Msiska told the community she would rather end her marriage and go back to her parent’s village than go to the forest with her newly-born twins.
She was spared and left to go to her husband’s house freely.
This cultural practice is said to be happening up to now, but in secret because of awareness messages that are being spread on its dangers and implications.
Senior Chief Mwankhunikira of Rumphi District admitted knowing about the cultural practice. He however said it has declined over the years.
He said anyone found sending someone to the forest now faces the law as that is a violation of human rights.
“We have set up community structures that are championing the abolishment of such cultural practices and I won’t hesitate to take action if anyone is found doing these,” he said.
However, the cultural practice is said to have taken some time to be abolished because Mphompha is hard to reach due to its hilly topography and a bad road. Because of these, many organisations that should have been raising awareness against the practice have been shunning the area.
This far, only two organisations namely Centre for Civil Society Strengthening (CCSS) and God Cares Rights Foundation (GCRF), are working with the 10 Village Development Committees in the area on issues surrounding Gender-Based Violence (GBV).
CCSS Executive Director, Viwemi Chavula observed that women are the most affected because people view GBV as a culture and the lack of messages has perpetuated the problem.

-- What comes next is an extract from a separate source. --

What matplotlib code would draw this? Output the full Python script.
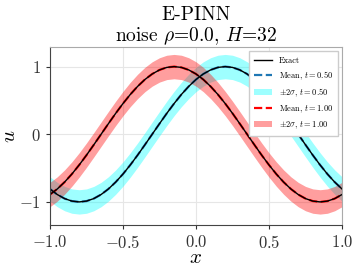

On his part, Rumphi District Gender Officer, Vincent Luhanga decried the absence of many non-governmental organisations in the district, saying that is fueling most cultural practices which should have long been abolished.
But Luhanga said his office has set up a number of measures to address such cultural practices. The interventions include the formulation of workable bylaws and setting up of community structures which are helping in raising awareness against such cultural practices.
“We have set up the gender technical group, area gender networks and village gender networks that are helping in raising awareness because Rumphi is a patrilineal district where many cultural practices happen and they favour men more than women hence increased cases of GBV,” he said.
According to Rumphi District Socio and Economic Profile (2017 – 2022), the main ethnic group in the district is the Tumbuka who comprise 86 percent of the population and they are patrilineal with many cultural practices.
The district has a population of 229, 161 and about 51 percent are female and the remaining 49 percent are males.
Centre for Human Rights and Rehabilitation (CHRR) Executive Director, Michael Kaiyatsa, described the cultural practice as strange, suggesting that a lot needs to be done to end it as it has many negative implications.
“Government and non-governmental organisations need to work together because this shows that there is lack of coordination amongst the crucial stakeholders because this cultural practice puts the lives of women and children at various risks,” he said.
Legend has it that if a woman who has given birth to twins or breech babies refuses to get banished in the forest, her body will get swollen when she is about to die.
The question is whether this is worth spending a month in the cold forests for without beddings and proper food.